The European Commission has arrived in Kyiv. Ukraine hopes for news about EU accession, Brussels says it will not be quick


On Thursday, head of the European Commission Ursula von der Leyen and 15 European commissioners arrived in Kyiv. They will negotiate with Ukraine’s leadership, which is hoping for news of the country’s rapid move towards EU membership, but European diplomats are signaling that this could take a considerable amount of time.

The message of the European Commission said that the meeting in Kyiv “will allow to exchange views on many areas of cooperation between the EU and Ukraine, to discuss future reconstruction, as well as the country’s European path.” Von der Leyen tweeted a photo at a train station in Kyiv and wrote: “It’s nice to be back in Kyiv – for the fourth time since the start of the Russian invasion.”

Experts expect that at the Ukrainian-European summit in Kyiv, for the first time, Brussels will comment at a high level on whether Ukraine has come closer to joining the European Union over the past seven months.

President Zelensky called the summit a week of European integration.

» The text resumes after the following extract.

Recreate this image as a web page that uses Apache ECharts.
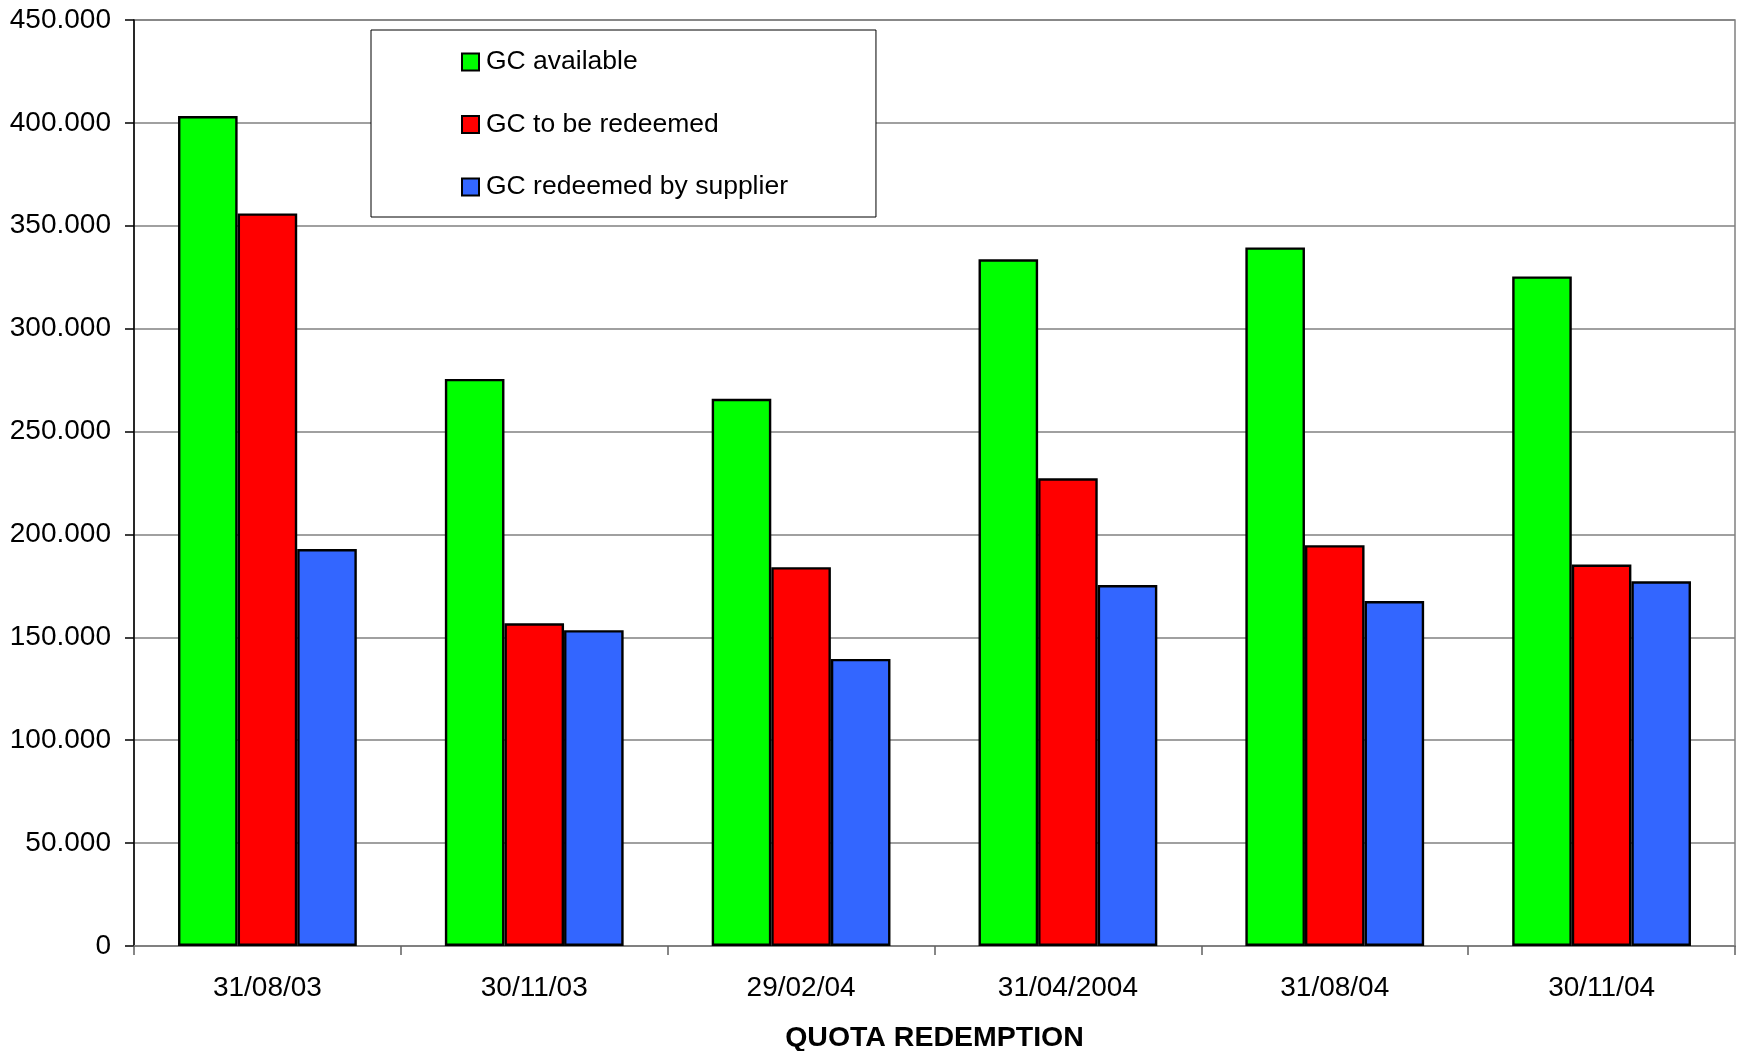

He signaled that Kyiv expects specific solutions from its European partners, given the success his country has shown in moving towards the EU, despite a full-scale Russian invasion.

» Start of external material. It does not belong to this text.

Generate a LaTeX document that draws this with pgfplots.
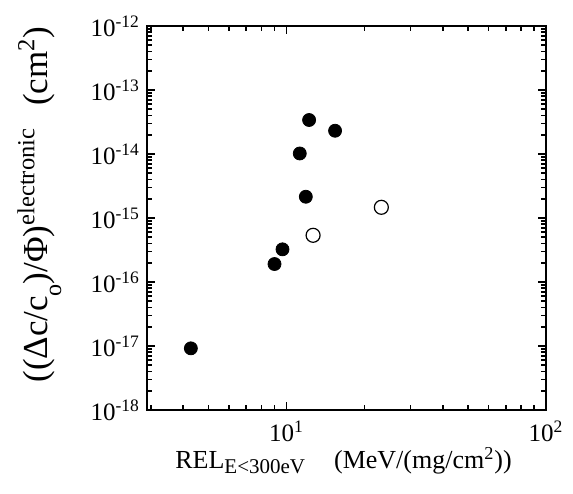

In the spring, Ukraine urgently applied for EU membership, and the EU unheard of quickly – in June – granted the country the status of an accession candidate.

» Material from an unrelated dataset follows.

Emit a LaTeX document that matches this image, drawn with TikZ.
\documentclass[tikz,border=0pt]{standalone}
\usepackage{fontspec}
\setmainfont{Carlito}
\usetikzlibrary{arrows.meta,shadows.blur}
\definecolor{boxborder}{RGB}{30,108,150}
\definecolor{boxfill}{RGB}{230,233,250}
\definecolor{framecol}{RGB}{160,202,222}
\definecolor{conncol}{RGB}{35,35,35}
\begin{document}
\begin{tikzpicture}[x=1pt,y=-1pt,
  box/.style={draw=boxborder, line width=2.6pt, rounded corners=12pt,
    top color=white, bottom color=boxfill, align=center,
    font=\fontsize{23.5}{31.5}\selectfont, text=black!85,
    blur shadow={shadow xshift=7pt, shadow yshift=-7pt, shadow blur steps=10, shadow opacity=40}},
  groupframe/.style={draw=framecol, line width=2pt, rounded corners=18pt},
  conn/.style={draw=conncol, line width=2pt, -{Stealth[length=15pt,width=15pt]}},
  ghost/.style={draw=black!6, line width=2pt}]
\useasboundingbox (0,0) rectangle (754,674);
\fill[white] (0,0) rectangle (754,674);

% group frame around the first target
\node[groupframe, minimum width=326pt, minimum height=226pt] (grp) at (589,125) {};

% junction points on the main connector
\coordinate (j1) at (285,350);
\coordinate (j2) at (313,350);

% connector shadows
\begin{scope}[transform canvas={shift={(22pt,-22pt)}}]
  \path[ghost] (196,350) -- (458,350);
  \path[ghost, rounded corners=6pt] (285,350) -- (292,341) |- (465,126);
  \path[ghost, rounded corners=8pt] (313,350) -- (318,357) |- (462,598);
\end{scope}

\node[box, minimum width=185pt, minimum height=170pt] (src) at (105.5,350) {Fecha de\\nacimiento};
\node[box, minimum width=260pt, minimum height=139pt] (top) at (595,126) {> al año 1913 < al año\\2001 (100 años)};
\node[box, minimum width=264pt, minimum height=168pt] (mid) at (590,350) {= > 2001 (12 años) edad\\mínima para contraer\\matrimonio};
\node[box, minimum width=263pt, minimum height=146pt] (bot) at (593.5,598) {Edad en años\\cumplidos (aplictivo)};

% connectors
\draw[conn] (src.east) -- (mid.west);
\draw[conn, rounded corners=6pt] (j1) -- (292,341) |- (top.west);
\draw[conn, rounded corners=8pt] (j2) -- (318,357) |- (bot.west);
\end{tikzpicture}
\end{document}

On the eve of the summit, Prime Minister of Ukraine Denys Shmyhal said that the country had set itself an ambitious goal – to join the EU in two years. But several EU member states called on the leadership of the union to explain to the authorities of Ukraine that it was impossible to do this within such a time frame.

The EU accession process usually takes several years, and there are currently several countries in the queue. In addition to Ukraine, Albania (in 2014), Moldova (in 2022), North Macedonia (in 2005), Montenegro (in 2008), Serbia (in 2009) and Turkey (in 1999).

The Ukraine-EU summit is a key event in relations between Kyiv and Brussels. They usually take place towards the end of the year to take stock of cooperation over the past 12 months, sign documents or announce breakthrough solutions.

But in 2022, due to the war, the summit was postponed several times and in the end it was decided to hold it at the beginning of 2023. The time and place were finalized only on January 9th.

Conditions for joining the EU

Against the backdrop of a full-scale invasion of Ukraine, the EU has ramped up its financial and military support to Kyiv in an unprecedented way and imposed nine packages of sanctions against Russia.

Granting Ukraine the status of a candidate for EU membership in June was accompanied by several conditions. Ukraine must fulfill the requirements for reforms in seven areas, including judicial reform and anti-corruption steps. Only after that Kyiv will be able to claim to move on to the next stage – the official start of negotiations on joining the EU.

In some areas, Kyiv really showed progress. The work of the High Council of Justice was launched, the parliament adopted laws on the media and national minorities, in July 2022 a new head of the Specialized Anti-Corruption Prosecutor’s Office (SAP) was appointed, and anti-corruption bodies have significantly stepped up their work in recent months and launched high-profile cases.

On Wednesday this week, a search was carried out at the home of one of the richest people in the country, oligarch Igor Kolomoisky. Its reason was the investigation of major corruption schemes associated with the companies “Ukrtatnafta” and “Ukrnafta”.

But there are areas where the West still does not see progress. Ukraine still needs to appoint the head of the National Anti-Corruption Bureau, complete the selection of members of the High Council of Justice (HJC) and the High Qualifications Board of Judges (HQJC), and reform of the Constitutional Court remains the main stumbling block.

Not the shortest way

A preliminary version of the EU statement, which diplomats will release after the summit, says that the future of Ukraine is in the European Union. It also acknowledges the significant efforts made by Kyiv in recent months to confirm its candidacy status.

But sources in Brussels told the BBC that several countries, including France, Germany, Italy and the Benelux countries, have secured changes to parts of the statement that they felt were overly optimistic in tone.

Senior European officials have no doubt that Ukraine will join the EU in the future, but, according to BBC sources, no one wants to give an exact time frame. “We will do it, but the shortest path will not work,” one of the diplomats said.

Brussels will officially evaluate Ukraine’s progress in reforms only this autumn, but the Ukrainian side made it clear that it has serious hopes for the summit.

The EU, in turn, at this summit plans to once again express solidarity with Ukraine in its struggle against Russian aggression, emphasizing that holding such a meeting in a military zone is a historic event.